• [SHORT PROBLEM]:
Reproduce the data exactly and drop any pictures it holds.

• [RECORDED DATA]:
>> BEGIN
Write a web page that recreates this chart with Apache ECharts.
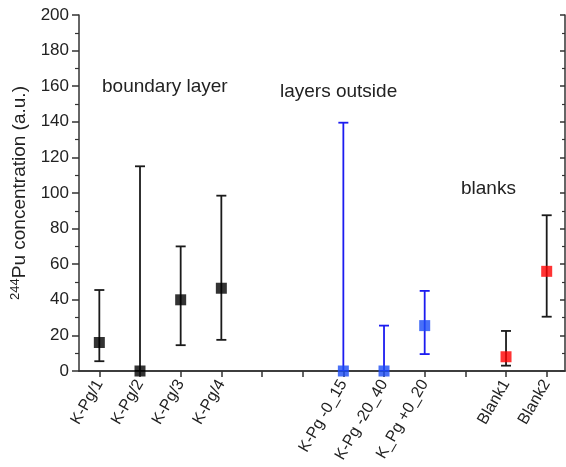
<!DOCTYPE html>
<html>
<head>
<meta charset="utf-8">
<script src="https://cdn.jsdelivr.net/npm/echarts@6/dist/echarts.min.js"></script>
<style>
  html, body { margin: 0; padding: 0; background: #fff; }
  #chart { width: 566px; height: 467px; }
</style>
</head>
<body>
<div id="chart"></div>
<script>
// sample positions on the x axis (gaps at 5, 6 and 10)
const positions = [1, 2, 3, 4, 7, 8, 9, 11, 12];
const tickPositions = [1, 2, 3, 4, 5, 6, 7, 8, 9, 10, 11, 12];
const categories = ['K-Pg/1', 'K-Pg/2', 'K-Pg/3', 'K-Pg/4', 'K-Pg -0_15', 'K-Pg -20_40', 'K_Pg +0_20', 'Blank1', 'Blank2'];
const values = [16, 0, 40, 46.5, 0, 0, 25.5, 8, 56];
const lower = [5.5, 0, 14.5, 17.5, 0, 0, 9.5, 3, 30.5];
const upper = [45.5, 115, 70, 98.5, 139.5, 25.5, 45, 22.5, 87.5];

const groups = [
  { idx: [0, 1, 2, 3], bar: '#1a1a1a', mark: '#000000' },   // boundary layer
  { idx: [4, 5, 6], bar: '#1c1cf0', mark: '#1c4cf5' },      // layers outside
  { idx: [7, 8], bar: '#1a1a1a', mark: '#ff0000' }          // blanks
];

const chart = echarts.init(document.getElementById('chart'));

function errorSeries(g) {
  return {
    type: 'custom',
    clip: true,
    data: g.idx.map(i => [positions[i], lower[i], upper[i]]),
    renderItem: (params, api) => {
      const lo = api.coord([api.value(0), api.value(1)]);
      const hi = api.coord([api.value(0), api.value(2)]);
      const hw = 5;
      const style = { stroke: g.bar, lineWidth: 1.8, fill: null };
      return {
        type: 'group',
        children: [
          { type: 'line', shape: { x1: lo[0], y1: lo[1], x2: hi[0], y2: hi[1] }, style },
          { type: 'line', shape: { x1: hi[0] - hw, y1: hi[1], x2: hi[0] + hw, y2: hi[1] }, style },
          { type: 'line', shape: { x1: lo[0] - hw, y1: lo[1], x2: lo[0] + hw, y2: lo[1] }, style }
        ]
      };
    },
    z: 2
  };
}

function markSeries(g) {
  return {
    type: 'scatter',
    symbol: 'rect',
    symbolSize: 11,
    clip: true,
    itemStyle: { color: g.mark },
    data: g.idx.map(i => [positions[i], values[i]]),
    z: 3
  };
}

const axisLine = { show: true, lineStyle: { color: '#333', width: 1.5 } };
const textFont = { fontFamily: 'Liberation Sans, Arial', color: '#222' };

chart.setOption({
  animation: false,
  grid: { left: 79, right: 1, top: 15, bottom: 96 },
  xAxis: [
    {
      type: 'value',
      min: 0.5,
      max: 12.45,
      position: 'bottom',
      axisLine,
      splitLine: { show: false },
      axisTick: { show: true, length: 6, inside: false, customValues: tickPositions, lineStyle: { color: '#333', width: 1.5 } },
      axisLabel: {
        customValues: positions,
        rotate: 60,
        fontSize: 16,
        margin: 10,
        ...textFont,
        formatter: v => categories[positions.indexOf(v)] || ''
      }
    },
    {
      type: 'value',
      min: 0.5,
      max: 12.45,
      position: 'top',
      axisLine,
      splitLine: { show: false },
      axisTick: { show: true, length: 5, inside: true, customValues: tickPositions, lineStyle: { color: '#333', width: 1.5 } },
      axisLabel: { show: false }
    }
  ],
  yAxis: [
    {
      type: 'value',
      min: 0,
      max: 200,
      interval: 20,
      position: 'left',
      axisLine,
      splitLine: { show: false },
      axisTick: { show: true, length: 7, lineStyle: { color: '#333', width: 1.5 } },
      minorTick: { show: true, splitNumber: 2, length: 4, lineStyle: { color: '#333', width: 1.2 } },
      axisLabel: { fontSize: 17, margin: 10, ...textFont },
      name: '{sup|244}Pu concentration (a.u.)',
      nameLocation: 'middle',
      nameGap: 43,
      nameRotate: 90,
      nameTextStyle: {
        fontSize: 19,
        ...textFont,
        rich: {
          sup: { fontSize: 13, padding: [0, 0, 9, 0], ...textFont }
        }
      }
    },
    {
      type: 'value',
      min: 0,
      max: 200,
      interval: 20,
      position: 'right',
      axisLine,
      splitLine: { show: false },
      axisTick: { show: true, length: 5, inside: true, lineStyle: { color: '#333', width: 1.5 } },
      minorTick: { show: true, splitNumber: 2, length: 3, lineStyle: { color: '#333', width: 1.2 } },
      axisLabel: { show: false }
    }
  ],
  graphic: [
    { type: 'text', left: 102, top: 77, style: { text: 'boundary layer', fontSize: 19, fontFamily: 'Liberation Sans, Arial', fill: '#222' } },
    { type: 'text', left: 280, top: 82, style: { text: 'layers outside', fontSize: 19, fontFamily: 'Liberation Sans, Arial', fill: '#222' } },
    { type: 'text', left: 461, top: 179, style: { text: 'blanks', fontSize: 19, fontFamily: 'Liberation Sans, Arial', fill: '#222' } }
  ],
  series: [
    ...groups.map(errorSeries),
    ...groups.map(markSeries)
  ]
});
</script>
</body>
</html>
>> END
• [RESPONSE TO THE EXERCISE]:
Write a web page that recreates this chart with Apache ECharts.
<!DOCTYPE html>
<html>
<head>
<meta charset="utf-8">
<script src="https://cdn.jsdelivr.net/npm/echarts@6/dist/echarts.min.js"></script>
<style>
  html, body { margin: 0; padding: 0; background: #fff; }
  #chart { width: 566px; height: 467px; }
</style>
</head>
<body>
<div id="chart"></div>
<script>
// sample positions on the x axis (gaps at 5, 6 and 10)
const positions = [1, 2, 3, 4, 7, 8, 9, 11, 12];
const tickPositions = [1, 2, 3, 4, 5, 6, 7, 8, 9, 10, 11, 12];
const categories = ['K-Pg/1', 'K-Pg/2', 'K-Pg/3', 'K-Pg/4', 'K-Pg -0_15', 'K-Pg -20_40', 'K_Pg +0_20', 'Blank1', 'Blank2'];
const values = [16, 0, 40, 46.5, 0, 0, 25.5, 8, 56];
const lower = [5.5, 0, 14.5, 17.5, 0, 0, 9.5, 3, 30.5];
const upper = [45.5, 115, 70, 98.5, 139.5, 25.5, 45, 22.5, 87.5];

const groups = [
  { idx: [0, 1, 2, 3], bar: '#1a1a1a', mark: '#000000' },   // boundary layer
  { idx: [4, 5, 6], bar: '#1c1cf0', mark: '#1c4cf5' },      // layers outside
  { idx: [7, 8], bar: '#1a1a1a', mark: '#ff0000' }          // blanks
];

const chart = echarts.init(document.getElementById('chart'));

function errorSeries(g) {
  return {
    type: 'custom',
    clip: true,
    data: g.idx.map(i => [positions[i], lower[i], upper[i]]),
    renderItem: (params, api) => {
      const lo = api.coord([api.value(0), api.value(1)]);
      const hi = api.coord([api.value(0), api.value(2)]);
      const hw = 5;
      const style = { stroke: g.bar, lineWidth: 1.8, fill: null };
      return {
        type: 'group',
        children: [
          { type: 'line', shape: { x1: lo[0], y1: lo[1], x2: hi[0], y2: hi[1] }, style },
          { type: 'line', shape: { x1: hi[0] - hw, y1: hi[1], x2: hi[0] + hw, y2: hi[1] }, style },
          { type: 'line', shape: { x1: lo[0] - hw, y1: lo[1], x2: lo[0] + hw, y2: lo[1] }, style }
        ]
      };
    },
    z: 2
  };
}

function markSeries(g) {
  return {
    type: 'scatter',
    symbol: 'rect',
    symbolSize: 11,
    clip: true,
    itemStyle: { color: g.mark },
    data: g.idx.map(i => [positions[i], values[i]]),
    z: 3
  };
}

const axisLine = { show: true, lineStyle: { color: '#333', width: 1.5 } };
const textFont = { fontFamily: 'Liberation Sans, Arial', color: '#222' };

chart.setOption({
  animation: false,
  grid: { left: 79, right: 1, top: 15, bottom: 96 },
  xAxis: [
    {
      type: 'value',
      min: 0.5,
      max: 12.45,
      position: 'bottom',
      axisLine,
      splitLine: { show: false },
      axisTick: { show: true, length: 6, inside: false, customValues: tickPositions, lineStyle: { color: '#333', width: 1.5 } },
      axisLabel: {
        customValues: positions,
        rotate: 60,
        fontSize: 16,
        margin: 10,
        ...textFont,
        formatter: v => categories[positions.indexOf(v)] || ''
      }
    },
    {
      type: 'value',
      min: 0.5,
      max: 12.45,
      position: 'top',
      axisLine,
      splitLine: { show: false },
      axisTick: { show: true, length: 5, inside: true, customValues: tickPositions, lineStyle: { color: '#333', width: 1.5 } },
      axisLabel: { show: false }
    }
  ],
  yAxis: [
    {
      type: 'value',
      min: 0,
      max: 200,
      interval: 20,
      position: 'left',
      axisLine,
      splitLine: { show: false },
      axisTick: { show: true, length: 7, lineStyle: { color: '#333', width: 1.5 } },
      minorTick: { show: true, splitNumber: 2, length: 4, lineStyle: { color: '#333', width: 1.2 } },
      axisLabel: { fontSize: 17, margin: 10, ...textFont },
      name: '{sup|244}Pu concentration (a.u.)',
      nameLocation: 'middle',
      nameGap: 43,
      nameRotate: 90,
      nameTextStyle: {
        fontSize: 19,
        ...textFont,
        rich: {
          sup: { fontSize: 13, padding: [0, 0, 9, 0], ...textFont }
        }
      }
    },
    {
      type: 'value',
      min: 0,
      max: 200,
      interval: 20,
      position: 'right',
      axisLine,
      splitLine: { show: false },
      axisTick: { show: true, length: 5, inside: true, lineStyle: { color: '#333', width: 1.5 } },
      minorTick: { show: true, splitNumber: 2, length: 3, lineStyle: { color: '#333', width: 1.2 } },
      axisLabel: { show: false }
    }
  ],
  graphic: [
    { type: 'text', left: 102, top: 77, style: { text: 'boundary layer', fontSize: 19, fontFamily: 'Liberation Sans, Arial', fill: '#222' } },
    { type: 'text', left: 280, top: 82, style: { text: 'layers outside', fontSize: 19, fontFamily: 'Liberation Sans, Arial', fill: '#222' } },
    { type: 'text', left: 461, top: 179, style: { text: 'blanks', fontSize: 19, fontFamily: 'Liberation Sans, Arial', fill: '#222' } }
  ],
  series: [
    ...groups.map(errorSeries),
    ...groups.map(markSeries)
  ]
});
</script>
</body>
</html>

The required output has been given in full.